Just in diesem Moment sprangen der IWF und die Staaten der Eurozone ein und stellten Griechenland Kredite in Höhe von 110 Milliarden Euro zur Verfügung. Damit konnte das Land fortfahren, seine Kredite zu tilgen und Zinsen an Banken und private Gläubiger zu zahlen. Ein Jahr später drückten die verordneten Kürzungsmaßnahmen – Senkung der Renten, Sozialausgaben und Löhne – das Land in eine tiefe Rezession, das Bruttoinlandsprodukt fing heftig an zu schrumpfen. Jetzt schmierten die griechischen Staatsanleihen noch mehr ab.

Zu diesem Zeitpunkt hatten sich die Banken schon ein gutes Stück gerettet. Allein bis Ende 2010 war es ihnen dank der EU-Gelder gelungen, ihre Kredite an Griechenland um 39 Milliarden Euro zu reduzieren, auch deswegen, weil die Europäische Zentralbank (EZB) einen großen Teil der faulen Papiere den Banken abkaufte. Ganz nebenbei wurden die europäischen Bürgerinnen und Bürger so für die faulen Papiere haftbar gemacht, denn für Verluste der EZB müssen sie am Ende herhalten. 

Aber die Banken waren noch nicht aus dem Schneider. Sie hatten Anfang 2011 immer noch hohe Forderungen an Griechenland. Von den EU-Regierungschefs wurde im Sommer das nächste Rettungspaket über 109 Milliarden Euro verabschiedet. Davon sind 75 Milliarden Euro direkt zur Stützung von Finanzinstitutionen und lediglich 34 Milliarden Euro zur Refinanzierung des griechischen Staates vorgesehen. Damit nicht genug: Die im selben Moment angekündigte Beteiligung der Banken entpuppte sich kürzlich als Schmierentrick der Regierung. Sie ist im Kern die finale Rettungsaktion für den Finanzsektor. Durch sie können die Banken ihre Ramschanleihen in sichere Anleihen tauschen. Der europäische Steuerzahler spendiert den Banken ein Pfand, auf das die Banken bei einer Pleite Griechenlands zurückgreifen können. Die Darstellung der Bundeskanzlerin, dass durch den Tausch die privaten Gläubiger auf 21 Prozent ihrer Forderungen verzichten, ist eine Täuschung der Öffentlichkeit. Die Banken können ihre Ramschanleihen 1:1 in sichere umtauschen. Kein Wunder, das Modell für den Tausch stammt von Deutsche-Bank-Chef Josef Ackermann. Im Klartext: Das, was Angela Merkel der Öffentlichkeit als Verlust der Banken darstellt, ist in Wirklichkeit ein weiteres großes Milliardengeschenk.

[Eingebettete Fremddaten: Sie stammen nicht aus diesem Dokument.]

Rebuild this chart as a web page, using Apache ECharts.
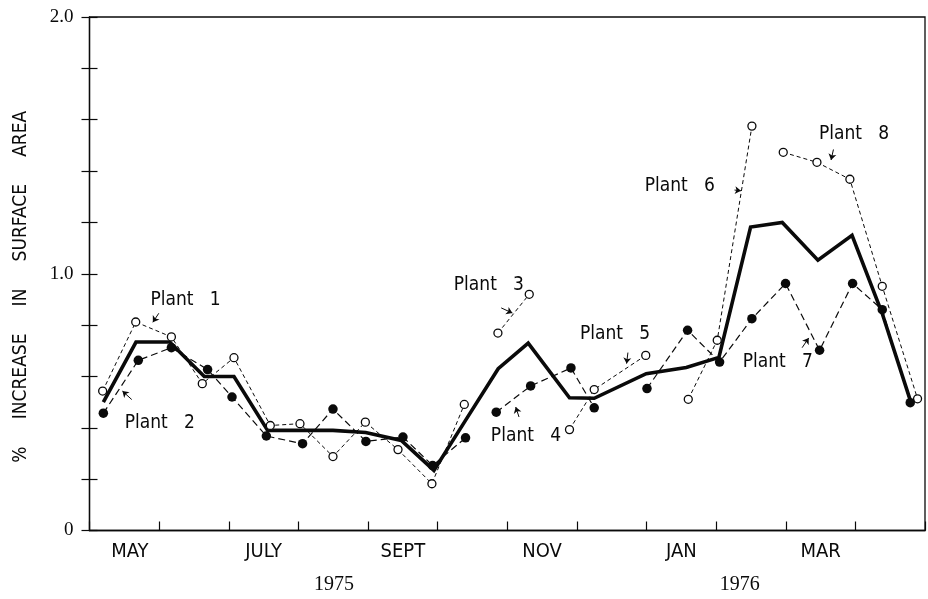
<!DOCTYPE html>
<html><head><meta charset="utf-8">
<script src="https://cdn.jsdelivr.net/npm/echarts@6/dist/echarts.min.js"></script>
<style>html,body{margin:0;padding:0;background:#fff}#c{width:928px;height:599px}</style>
</head><body><div id="c"></div>
<script>
// ---- data (x = months since 1 May 1975, y = % increase in surface area) ----
const meanX   = [0.199,0.668,1.151,1.649,2.075,2.559,3.042,3.497,3.966,4.478,4.947,5.387,5.870,6.301,6.894,7.249,7.996,8.571,9.040,9.495,9.950,10.462,10.952,11.386,11.798];
const meanY   = [0.500,0.734,0.734,0.600,0.600,0.390,0.390,0.390,0.382,0.351,0.234,0.423,0.630,0.730,0.517,0.515,0.611,0.635,0.674,1.182,1.200,1.053,1.150,0.845,0.499];
const plant1X = [0.189,0.664,1.176,1.620,2.075,2.597,3.023,3.497,3.962,4.431,4.918,5.383];
const plant1Y = [0.543,0.812,0.754,0.572,0.673,0.409,0.416,0.288,0.422,0.315,0.182,0.491];
const plant2X = [0.199,0.701,1.176,1.696,2.047,2.540,3.060,3.497,3.970,4.502,4.928,5.401];
const plant2Y = [0.457,0.663,0.712,0.627,0.520,0.368,0.338,0.473,0.347,0.364,0.253,0.361];
const plant3X = [5.866,6.316];
const plant3Y = [0.769,0.920];
const plant4X = [5.842,6.336,6.915,7.249];
const plant4Y = [0.461,0.563,0.633,0.478];
const plant5X = [6.894,7.249,7.989];
const plant5Y = [0.393,0.549,0.682];
const plant6X = [8.600,9.016,9.514];
const plant6Y = [0.511,0.741,1.575];
const plant7X = [8.007,8.590,9.050,9.514,9.997,10.486,10.960,11.386,11.788];
const plant7Y = [0.553,0.780,0.656,0.825,0.962,0.702,0.962,0.860,0.498];
const plant8X = [9.964,10.448,10.921,11.386,11.893];
const plant8Y = [1.473,1.434,1.368,0.951,0.513];

// annotation labels (data coordinates) and their pointer arrows
const labelNames = ['Plant   1','Plant   2','Plant   3','Plant   4','Plant   5','Plant   6','Plant   7','Plant   8'];
const labelX = [1.379,1.009,5.736,6.269,7.548,8.479,9.886,10.981];
const labelY = [0.897,0.417,0.955,0.366,0.764,1.341,0.655,1.544];
const arrowFrom = [[0.995,0.846],[0.607,0.510],[5.913,0.867],[6.169,0.442],[7.733,0.693],[9.264,1.326],[10.235,0.712],[10.685,1.484]];
const arrowTo   = [[0.910,0.811],[0.473,0.543],[6.074,0.847],[6.122,0.481],[7.714,0.650],[9.357,1.323],[10.330,0.750],[10.651,1.443]];

// axis labels
const monthNames = ['MAY','JULY','SEPT','NOV','JAN','MAR'];
const monthTicks = [0.5,2.5,4.5,6.5,8.5,10.5];
const yTickLabels = {0:'0', 1:'1.0', 2:'2.0'};
const yearNames = ['1975','1976'];
const yearPos = [3.511,9.339];

const SANS = "'DejaVu Sans Condensed','DejaVu Sans',sans-serif";
const SERIF = "'Liberation Serif','DejaVu Serif',serif";
const INK = '#0a0a0a';

const zip = (xs, ys) => xs.map((x, i) => [x, ys[i]]);

function openSeries(name, xs, ys) {
  return {
    name, type: 'line', data: zip(xs, ys), xAxisIndex: 0, yAxisIndex: 0,
    symbol: 'circle', symbolSize: 8, showSymbol: true,
    itemStyle: { color: '#fff', borderColor: INK, borderWidth: 1.3 },
    lineStyle: { color: INK, width: 1, type: [4, 3] },
    z: 3, animation: false, emphasis: { disabled: true }
  };
}
function filledSeries(name, xs, ys) {
  return {
    name, type: 'line', data: zip(xs, ys), xAxisIndex: 0, yAxisIndex: 0,
    symbol: 'circle', symbolSize: 9.5, showSymbol: true,
    itemStyle: { color: INK, borderColor: INK, borderWidth: 0 },
    lineStyle: { color: INK, width: 1.2, type: [7, 4] },
    z: 4, animation: false, emphasis: { disabled: true }
  };
}

const chart = echarts.init(document.getElementById('c'), null, { renderer: 'canvas' });

const option = {
  animation: false,
  backgroundColor: '#fff',
  grid: { left: 89.5, top: 17, right: -6, bottom: 68.5, show: true, borderColor: INK, borderWidth: 1.3, backgroundColor: 'transparent' },
  xAxis: [
    { type: 'value', min: 0, max: 12, interval: 1, position: 'bottom',
      axisLine: { show: true, onZero: false, lineStyle: { color: INK, width: 1.3 } },
      axisTick: { show: true, inside: true, length: 9, lineStyle: { color: INK, width: 1.2 } },
      axisLabel: { show: false }, splitLine: { show: false } },
    { type: 'value', min: 0, max: 12, interval: 0.5, position: 'bottom',
      axisLine: { show: false }, axisTick: { show: false }, splitLine: { show: false },
      axisLabel: {
        show: true, margin: 11, color: INK, fontFamily: SANS, fontSize: 20,
        formatter: function (v) {
          for (let i = 0; i < monthTicks.length; i++) {
            if (Math.abs(v - monthTicks[i]) < 1e-6) return i === 0 ? '{s|' + monthNames[i] + '}' : monthNames[i];
          }
          return '';
        },
        rich: { s: { fontFamily: SANS, fontSize: 20, color: INK, padding: [0, 0, 0, 11] } }
      } }
  ],
  yAxis: [
    { type: 'value', min: 0, max: 2, interval: 0.2, position: 'left',
      name: '%     INCREASE     IN     SURFACE     AREA',
      nameLocation: 'middle', nameRotate: 90, nameGap: 59,
      nameTextStyle: { fontFamily: SANS, fontSize: 19, color: INK, padding: [0, 26, 0, 0] },
      axisLine: { show: true, lineStyle: { color: INK, width: 1.3 } },
      axisTick: { show: true, inside: true, length: 8, lineStyle: { color: INK, width: 1.2 } },
      axisLabel: { show: true, margin: 16, color: INK, fontFamily: SERIF, fontSize: 19,
        formatter: function (v) { const k = Math.round(v * 10) / 10; return yTickLabels[k] !== undefined && Math.abs(v - k) < 1e-6 ? yTickLabels[k] : ''; } },
      splitLine: { show: false } },
    { type: 'value', min: 0, max: 2, interval: 0.2, position: 'right',
      axisLine: { show: false },
      axisTick: { show: true, inside: true, length: 8, lineStyle: { color: INK, width: 1.2 } },
      axisLabel: { show: false }, splitLine: { show: false } }
  ],
  series: [
    { name: 'Mean', type: 'line', data: zip(meanX, meanY), symbol: 'none',
      lineStyle: { color: INK, width: 3.6, join: 'miter' }, z: 2, animation: false, emphasis: { disabled: true } },
    openSeries('Plant 1', plant1X, plant1Y),
    filledSeries('Plant 2', plant2X, plant2Y),
    openSeries('Plant 3', plant3X, plant3Y),
    filledSeries('Plant 4', plant4X, plant4Y),
    openSeries('Plant 5', plant5X, plant5Y),
    openSeries('Plant 6', plant6X, plant6Y),
    filledSeries('Plant 7', plant7X, plant7Y),
    openSeries('Plant 8', plant8X, plant8Y),
    { name: 'labels', type: 'scatter', symbolSize: 1, itemStyle: { color: 'rgba(0,0,0,0)' },
      data: labelNames.map((n, i) => ({ name: n, value: [labelX[i], labelY[i]] })),
      label: { show: true, position: 'inside', formatter: '{b}', fontFamily: SANS, fontSize: 19,
        color: INK, textBorderWidth: 0, textBorderColor: 'transparent', opacity: 1 },
      z: 5, animation: false, emphasis: { disabled: true }, silent: true },
    { name: 'arrows', type: 'lines', coordinateSystem: 'cartesian2d',
      data: arrowFrom.map((f, i) => ({ coords: [f, arrowTo[i]] })),
      symbol: ['none', 'arrow'], symbolSize: [0, 6],
      lineStyle: { color: INK, width: 1, opacity: 1, curveness: 0 },
      z: 5, animation: false, silent: true }
  ]
};
chart.setOption(option);

// year captions under the month labels, placed on the x scale
const y0 = chart.convertToPixel({ yAxisIndex: 0 }, 0);
chart.setOption({
  graphic: yearNames.map((t, i) => ({
    type: 'text', silent: true,
    x: chart.convertToPixel({ xAxisIndex: 0 }, yearPos[i]), y: y0 + 54,
    style: { text: t, fontFamily: SERIF, fontSize: 20, fill: INK, align: 'center', verticalAlign: 'middle' }
  }))
});
</script></body></html>
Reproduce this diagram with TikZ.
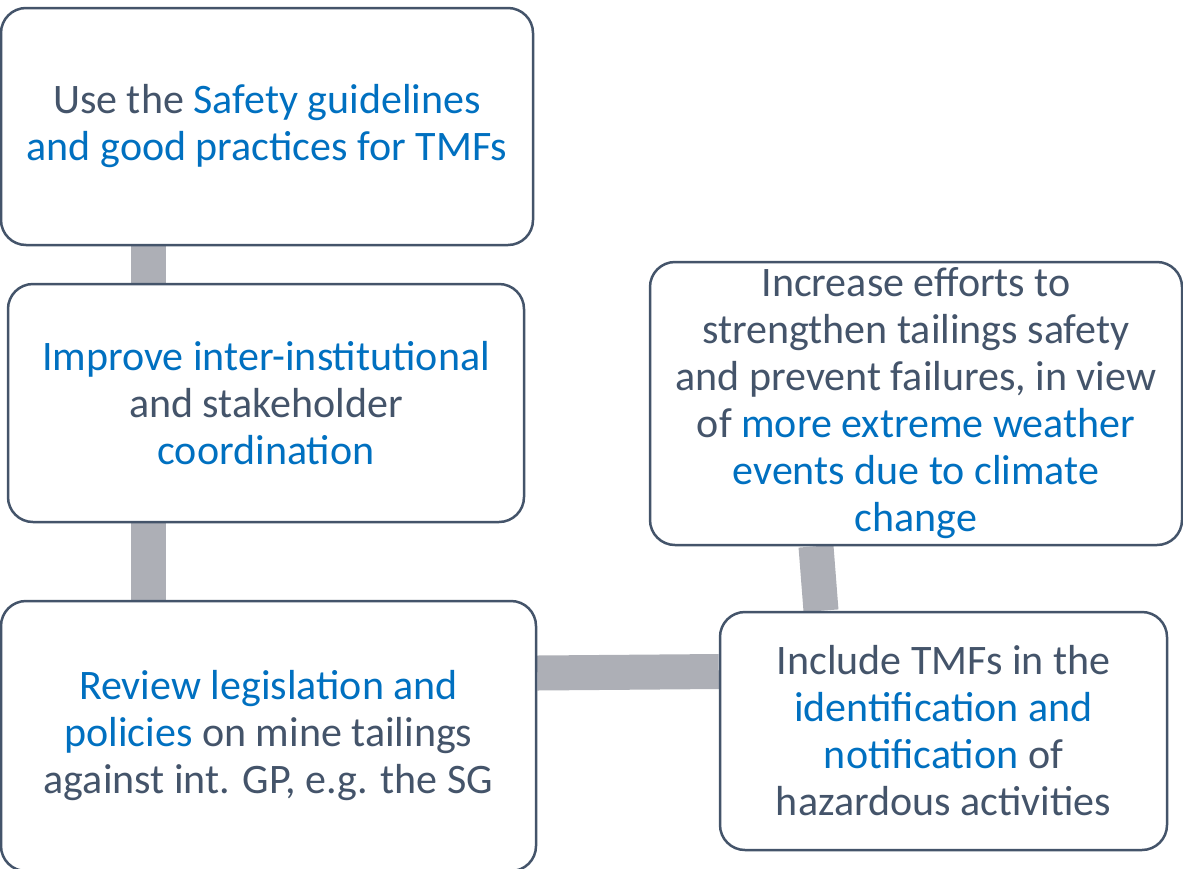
\documentclass[tikz,border=0pt]{standalone}
\usepackage{fontspec}
\setmainfont{Carlito}
\usetikzlibrary{backgrounds}
\definecolor{tgray}{RGB}{68,84,106}
\definecolor{tblue}{RGB}{0,112,192}
\definecolor{lgray}{RGB}{173,175,182}
\newcommand{\hl}[1]{\textcolor{tblue}{#1}}
\begin{document}
\begin{tikzpicture}[x=1pt,y=-1pt,
    box/.style={draw=tgray,line width=2.5pt,rounded corners=25pt,fill=white,
      text=tgray,align=center,inner sep=0pt,
      font=\fontsize{42}{47}\selectfont},
    link/.style={draw=lgray,line width=35pt}]
          \clip (0,0) rectangle (1183,868);
          \node[box,minimum width=532,minimum height=237] (guide) at (267,126.5)
            {Use the \hl{Safety guidelines}\\\hl{and good practices for TMFs}};
          \node[box,minimum width=516,minimum height=238] (coord) at (266,403)
            {\hl{Improve inter-institutional}\\and stakeholder\\\hl{coordination}};
          \node[box,minimum width=535,minimum height=270] (review) at (268.5,736)
            {\hl{Review legislation and}\\\hl{policies} on mine tailings\\against int. GP, e.g. the SG};
          \node[box,minimum width=532,minimum height=283] (climate) at (916,403.5)
            {Increase efforts to\\strengthen tailings safety\\and prevent failures, in view\\of \hl{more extreme weather}\\\hl{events due to climate}\\\hl{change}};
          \node[box,minimum width=447,minimum height=238] (notify) at (943.5,731)
            {Include TMFs in the\\\hl{identification and}\\\hl{notification} of\\hazardous activities};
          \begin{scope}[on background layer]
            \draw[link] ([xshift=-119]guide.south) -- ([xshift=-118]coord.north);
            \draw[link] ([xshift=-118]coord.south) -- ([xshift=-120.5]review.north);
            \draw[link] ([yshift=63]review.east) -- ([yshift=59.5]notify.west);
            \draw[link] ([xshift=-100]climate.south) -- ([xshift=-122.5]notify.north);
          \end{scope}
        \end{tikzpicture}
\end{document}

Nachdem die Banken durch die »Gläubigerbeteiligung« endgültig im Fall Griechenlands rausgehauen wurden, deckte Spiegel online auf, dass man im Bundesfinanzministerium nun die Pleite Griechenlands ausrechne. Einen Tag später wiederum diskutierten CDU-, FDP- und CSU-Politiker sogar den Austritt Griechenlands aus der EU-Währungsunion.

Für wen eine Pleite jetzt noch gefährlich ist, das veröffentlichte die konservative FAZ: Allein die deutschen Steuerzahler seien durch die Regierung für die EU-Rettungspakete mittlerweile für mehr als 465 Milliarden haftbar gemacht worden. Raus aus dem Schneider sind im Fall der Fälle nur die Banken.